|Child Support, Pensions and Social Security Bill
Mr. Pickles: Despite her comprehensive answer, the Under-Secretary did not answer many of my hon. Friends' points. It would be repetitious for me to go over them, but three issues stand out from what she said.
First, there was an admission that she anticipates slightly more variations than under the existing scheme. That underpins all that my hon. Friends have said. Secondly, she still seems wedded to the whole business of the tables at the back of the booklet, as if somehow it is a good thing if it brings injustice to individuals. It is the obsession with trying to fit people into holes that will be the unravelling of this reform.
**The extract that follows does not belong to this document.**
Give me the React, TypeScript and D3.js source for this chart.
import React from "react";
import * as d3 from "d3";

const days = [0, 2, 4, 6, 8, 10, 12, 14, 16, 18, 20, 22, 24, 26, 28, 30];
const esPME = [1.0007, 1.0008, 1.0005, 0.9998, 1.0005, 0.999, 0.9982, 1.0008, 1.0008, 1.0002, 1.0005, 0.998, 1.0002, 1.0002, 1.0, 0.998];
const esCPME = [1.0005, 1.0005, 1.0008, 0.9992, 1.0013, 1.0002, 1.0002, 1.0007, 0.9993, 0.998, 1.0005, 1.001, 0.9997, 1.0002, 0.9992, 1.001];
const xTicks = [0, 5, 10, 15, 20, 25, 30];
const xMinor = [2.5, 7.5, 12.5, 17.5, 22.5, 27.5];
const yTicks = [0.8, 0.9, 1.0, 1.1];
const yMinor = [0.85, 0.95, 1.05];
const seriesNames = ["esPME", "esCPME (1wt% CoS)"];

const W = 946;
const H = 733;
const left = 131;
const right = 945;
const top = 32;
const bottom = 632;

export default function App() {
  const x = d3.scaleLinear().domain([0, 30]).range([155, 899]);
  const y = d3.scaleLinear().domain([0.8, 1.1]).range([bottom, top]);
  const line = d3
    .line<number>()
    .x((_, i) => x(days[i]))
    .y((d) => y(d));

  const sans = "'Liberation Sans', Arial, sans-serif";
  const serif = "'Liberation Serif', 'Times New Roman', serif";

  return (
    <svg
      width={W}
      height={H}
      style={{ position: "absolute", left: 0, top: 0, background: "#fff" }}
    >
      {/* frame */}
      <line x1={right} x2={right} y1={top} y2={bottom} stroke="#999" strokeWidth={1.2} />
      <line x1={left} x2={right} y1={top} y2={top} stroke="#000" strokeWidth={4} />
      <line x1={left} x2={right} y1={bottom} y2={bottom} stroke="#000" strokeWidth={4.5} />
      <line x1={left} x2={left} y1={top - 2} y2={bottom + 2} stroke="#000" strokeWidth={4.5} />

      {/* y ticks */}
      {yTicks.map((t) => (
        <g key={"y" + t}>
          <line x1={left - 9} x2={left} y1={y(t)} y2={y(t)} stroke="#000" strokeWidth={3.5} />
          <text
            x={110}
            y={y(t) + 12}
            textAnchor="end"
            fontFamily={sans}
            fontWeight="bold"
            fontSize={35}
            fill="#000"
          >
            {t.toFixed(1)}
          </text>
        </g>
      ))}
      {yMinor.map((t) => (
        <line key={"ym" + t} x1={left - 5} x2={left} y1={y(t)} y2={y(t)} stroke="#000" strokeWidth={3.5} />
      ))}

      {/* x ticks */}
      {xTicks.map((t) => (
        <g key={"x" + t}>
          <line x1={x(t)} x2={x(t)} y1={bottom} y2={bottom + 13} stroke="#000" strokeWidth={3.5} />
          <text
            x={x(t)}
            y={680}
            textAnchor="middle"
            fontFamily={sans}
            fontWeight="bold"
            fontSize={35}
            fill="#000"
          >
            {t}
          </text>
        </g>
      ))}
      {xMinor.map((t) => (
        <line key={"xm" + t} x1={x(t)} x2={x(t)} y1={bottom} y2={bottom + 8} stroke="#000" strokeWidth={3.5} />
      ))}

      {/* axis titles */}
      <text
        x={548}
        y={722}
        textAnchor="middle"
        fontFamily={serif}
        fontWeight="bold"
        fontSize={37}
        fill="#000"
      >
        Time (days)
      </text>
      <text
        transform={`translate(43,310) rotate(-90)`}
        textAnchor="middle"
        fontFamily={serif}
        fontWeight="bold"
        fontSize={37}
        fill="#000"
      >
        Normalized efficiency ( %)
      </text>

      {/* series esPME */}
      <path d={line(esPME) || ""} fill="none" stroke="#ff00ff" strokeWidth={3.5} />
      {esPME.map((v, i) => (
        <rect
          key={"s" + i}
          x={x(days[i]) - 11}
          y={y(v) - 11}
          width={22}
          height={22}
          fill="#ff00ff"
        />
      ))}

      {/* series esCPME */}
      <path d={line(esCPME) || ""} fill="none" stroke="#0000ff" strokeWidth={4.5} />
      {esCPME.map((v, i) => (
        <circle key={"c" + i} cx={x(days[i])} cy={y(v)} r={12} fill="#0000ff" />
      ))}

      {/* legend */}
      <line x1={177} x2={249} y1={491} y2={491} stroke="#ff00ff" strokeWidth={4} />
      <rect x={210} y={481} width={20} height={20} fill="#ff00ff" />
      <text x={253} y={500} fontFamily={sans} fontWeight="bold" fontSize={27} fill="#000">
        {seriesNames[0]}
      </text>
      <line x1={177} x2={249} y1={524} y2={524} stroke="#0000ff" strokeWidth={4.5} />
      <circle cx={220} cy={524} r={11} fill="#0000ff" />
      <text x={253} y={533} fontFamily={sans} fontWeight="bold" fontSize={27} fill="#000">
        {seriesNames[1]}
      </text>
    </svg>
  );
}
Thirdly, she said that the Government had not picked the provision out of thin air but had gone out and consulted, given it a great deal of thought and come to an agreed position.
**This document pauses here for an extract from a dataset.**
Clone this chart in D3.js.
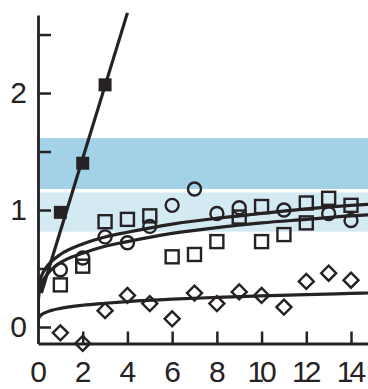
<!DOCTYPE html>
<html>
<head>
<meta charset="utf-8">
<script src="https://cdn.jsdelivr.net/npm/d3@7"></script>
<style>
  html, body { margin: 0; padding: 0; background: #fff; }
  svg { display: block; }
  text { font-family: "Liberation Sans", Arial, Helvetica, sans-serif; }
</style>
</head>
<body>
<svg id="chart" width="368" height="389"></svg>
<script>
// ---- data ----
const xTickLabels = [0, 2, 4, 6, 8, 10, 12, 14];
const xTickMarks  = [2, 4, 6, 8, 10, 12, 14];
const yTickMarks  = [0, 0.5, 1, 1.5, 2, 2.5];
const yTickLabels = [0, 1, 2];

// shaded reference ranges
const bandDark  = [1.18, 1.615];
const bandLight = [0.815, 1.15];

// filled squares
const filledX = [1, 2, 3];
const filledY = [0.98, 1.40, 2.07];

// open squares
const squareX = [1, 2, 3, 4, 5, 6, 7, 8, 9, 10, 10, 11, 12, 12, 13, 14];
const squareY = [0.36, 0.52, 0.90, 0.92, 0.95, 0.60, 0.62, 0.73, 0.94, 0.73, 1.03, 0.79, 0.89, 1.06, 1.10, 1.04];

// open circles
const circleX = [1, 2, 3, 4, 5, 6, 7, 8, 9, 11, 13, 14];
const circleY = [0.49, 0.59, 0.77, 0.72, 0.86, 1.04, 1.18, 0.97, 1.02, 1.00, 0.97, 0.91];

// open diamonds
const diamondX = [1, 2, 3, 4, 5, 6, 7, 8, 9, 10, 11, 12, 13, 14];
const diamondY = [-0.05, -0.14, 0.14, 0.27, 0.20, 0.07, 0.29, 0.20, 0.30, 0.27, 0.17, 0.39, 0.46, 0.40];

// straight fit through the filled squares
const fitLineX = [0.15, 4.0];
const fitLineY = [0.29, 2.685];

// saturating fit curves
const curveX  = [0, 0.02, 0.1, 0.3, 0.6, 1, 2, 3, 4, 6, 8, 10, 12, 14, 15];
const curveAY = [0, 0.29, 0.40, 0.49, 0.56, 0.62, 0.71, 0.77, 0.81, 0.88, 0.93, 0.97, 1.01, 1.04, 1.05];
const curveBY = [0, 0.24, 0.34, 0.42, 0.49, 0.55, 0.63, 0.69, 0.73, 0.80, 0.85, 0.89, 0.92, 0.95, 0.96];
const curveCY = [0, 0.066, 0.095, 0.121, 0.142, 0.159, 0.186, 0.203, 0.217, 0.238, 0.253, 0.266, 0.277, 0.287, 0.292];

// ---- drawing ----
const ink = "#262223";
const svg = d3.select("#chart");

const x = d3.scaleLinear().domain([0, 14.76]).range([38, 368]);
const y = d3.scaleLinear().domain([-0.141, 2.667]).range([343.5, 15]);

const zip = (xs, ys) => xs.map((v, i) => ({ x: v, y: ys[i] }));

// shaded bands
const bands = [
  { r: bandDark,  c: "#a3d1e8" },
  { r: bandLight, c: "#d4eaf3" }
];
svg.append("g").selectAll("rect").data(bands).join("rect")
  .attr("x", x(0) + 1)
  .attr("width", x.range()[1] - x(0) - 1)
  .attr("y", d => y(d.r[1]))
  .attr("height", d => y(d.r[0]) - y(d.r[1]))
  .attr("fill", d => d.c);

// axes
const yAxis = d3.axisLeft(y)
  .tickValues(yTickMarks)
  .tickSizeInner(-13)
  .tickSizeOuter(0)
  .tickPadding(11)
  .tickFormat(d => yTickLabels.includes(d) ? String(d) : "");
const gy = svg.append("g").attr("transform", `translate(${x(0)},0)`).call(yAxis);

const xAxis = d3.axisBottom(x)
  .tickValues(xTickLabels)
  .tickSizeInner(-12)
  .tickSizeOuter(0)
  .tickPadding(17)
  .tickFormat(d => String(d));
const gx = svg.append("g").attr("transform", `translate(0,${y.range()[0]})`).call(xAxis);
gx.selectAll(".tick line").attr("display", d => xTickMarks.includes(d) ? null : "none");

[gx, gy].forEach(g => {
  g.select(".domain").attr("stroke", ink).attr("stroke-width", 2.8);
  g.selectAll(".tick line").attr("stroke", ink).attr("stroke-width", 2.5);
  g.selectAll(".tick text")
    .attr("fill", ink)
    .attr("font-size", 30)
    .attr("font-family", "'Liberation Sans', Arial, sans-serif");
});
gx.selectAll(".tick text").attr("letter-spacing", d => d >= 10 ? "-4px" : null)
  .attr("dx", d => d >= 10 ? "-2px" : null);

// fit lines and curves
const line = d3.line().x(d => x(d.x)).y(d => y(d.y));
const smooth = d3.line().x(d => x(d.x)).y(d => y(d.y)).curve(d3.curveMonotoneX);

svg.append("clipPath").attr("id", "plot")
  .append("rect").attr("x", x(0)).attr("y", 0).attr("width", 368 - x(0)).attr("height", y.range()[0]);

const fits = svg.append("g").attr("clip-path", "url(#plot)")
  .attr("fill", "none").attr("stroke", ink).attr("stroke-width", 3.2);
[curveAY, curveBY, curveCY].forEach(cy => {
  fits.append("path").attr("d", smooth(zip(curveX, cy)));
});
fits.append("path").attr("d", line(zip(fitLineX, fitLineY)));

// markers
const mk = svg.append("g").attr("stroke", ink).attr("stroke-width", 2.4);

mk.selectAll("rect.open").data(zip(squareX, squareY)).join("rect")
  .attr("class", "open")
  .attr("x", d => x(d.x) - 6.5).attr("y", d => y(d.y) - 6.5)
  .attr("width", 13).attr("height", 13)
  .attr("fill", "none");

mk.selectAll("circle").data(zip(circleX, circleY)).join("circle")
  .attr("cx", d => x(d.x)).attr("cy", d => y(d.y)).attr("r", 6.5)
  .attr("fill", "none");

mk.selectAll("path.diamond").data(zip(diamondX, diamondY)).join("path")
  .attr("class", "diamond")
  .attr("d", d => {
    const cx = x(d.x), cy = y(d.y), r = 7.5;
    return `M${cx},${cy - r}L${cx + r},${cy}L${cx},${cy + r}L${cx - r},${cy}Z`;
  })
  .attr("fill", "none");

mk.selectAll("rect.filled").data(zip(filledX, filledY)).join("rect")
  .attr("class", "filled")
  .attr("x", d => x(d.x) - 6.5).attr("y", d => y(d.y) - 6.5)
  .attr("width", 13).attr("height", 13)
  .attr("fill", ink).attr("stroke", "none");
</script>
</body>
</html>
My understanding is that in the 16th century that is exactly what the Vatican said about Galileo's theories about the earth spinning round the sun. It said that that was absolute nonsense, that the earth was flat—because the Vatican had decided that it was. The Under-Secretary has done exactly the same: she has produced a flat earth policy for the CSA. Having said that, I accept that these are probing amendments. We believe that many of our predictions will come to pass, but we have done our best.
Mr. Burstow: I have listened closely to the Under-Secretary but I feel that the issue relevant to amendments No. 84 and 85 was not dealt with to my satisfaction. However, I shall return to it later. The hon. Lady gave some impressive figures which, when rolled together over three years, sound like an extremely large sum—as is the case with much of the Government's spending plans. I accept that they are interesting figures and I shall look closely at the record to see how they are built up and perhaps ask some questions so as better to ascertain how they were compiled.
The issue of carers and their responsibilities has not been dealt with satisfactorily today. I should like to return to that matter also. I do not have the privilege of asking leave to withdraw the amendments, but I wish to put on record my remaining concerns, despite the Under-Secretary's detailed response.
Mr. Pickles: I beg to ask leave to withdraw the amendment.
Amendment, by leave, withdrawn.
Further consideration adjourned.—[Mr. Kevin Hughes.]
Adjourned accordingly at seven minutes past Seven o'clock till Thursday, 3 February at Ten o'clock.